In ashmem, I prevent this by jettisoning pages in units of unpinned
chunks, ordered by least-recently-unpinned. Since pinned/unpinned
chunks tend to relate to user-space objects (e.g. you'd unpin a whole
image), you end up throwing away the entire user-space object.

Put another way, the eviction algorithm is least-recently-unpinned
chunk, not least-recently-unpinned page, which prevents thrashing lots
of objects. An alternative would be to toss not whole chunks, but
whole mappings.

> 3) Isn't it too slow for something like Firefox to
>   create a new tmpfs object for every single throw-away
>   cache object?

Nope, although user-space might want to create larger mappings and
sub-divide them if its objects are *really* small.

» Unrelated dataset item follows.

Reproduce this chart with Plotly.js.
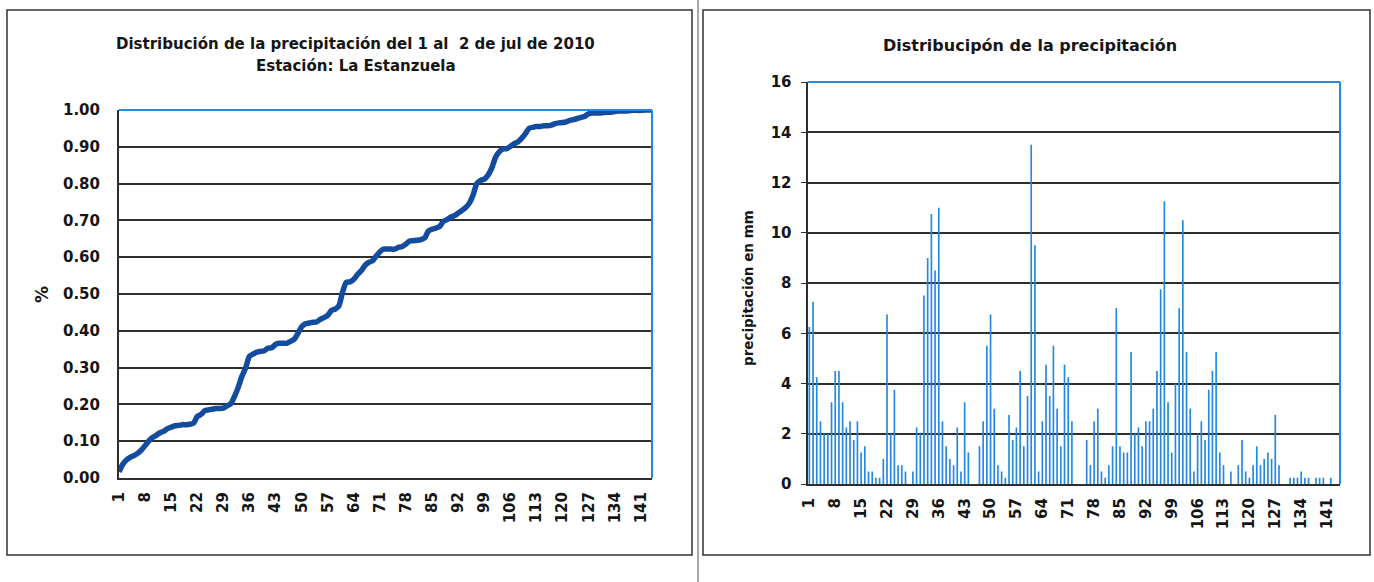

> Johannes, Jon and I have looked at an alternative way to
> allow the kernel and userspace to cooperate in throwing
> out cached data.  This alternative way does not touch
> the alloc/free fast path at all, but does require some
> cooperation at "shrink cache" time.

I'm open to whatever works, and I need to think about your proposal
more, but it sounds inferior to the model John is proposing.

I think we can sum the two models up as,

- User-space pins, unpins objects, and kernel handles eviction
- Kernel lets user-space register callbacks for notification during
cache shrink, user handles eviction

Right?

Actually, I can see the need for both. But the first is simpler, lets
the kernel evict pages from user-space even in low memory situations
(since you can call the cache shrinker atomically), and relies on the
fact that the "free caches" action is just jettisoning the pages, so
the kernel can do it. The actual work is in repopulating the caches.

That last point, btw, is why user-space developers like ashmem: It
fits their models of how they do work. They pin/unpin objects as part
of their normal access and repopulating is tied into the re-pin path,
which is where it makes sense.

In a callback model, you have two issues: One, user-space needs to do
its own jettisoning. Two, user-space now needs to keep track of
whether an object was jettisoned and repopulate it (when? on next use?
now you have user-space reimplementing the pin/unpin logic, right?).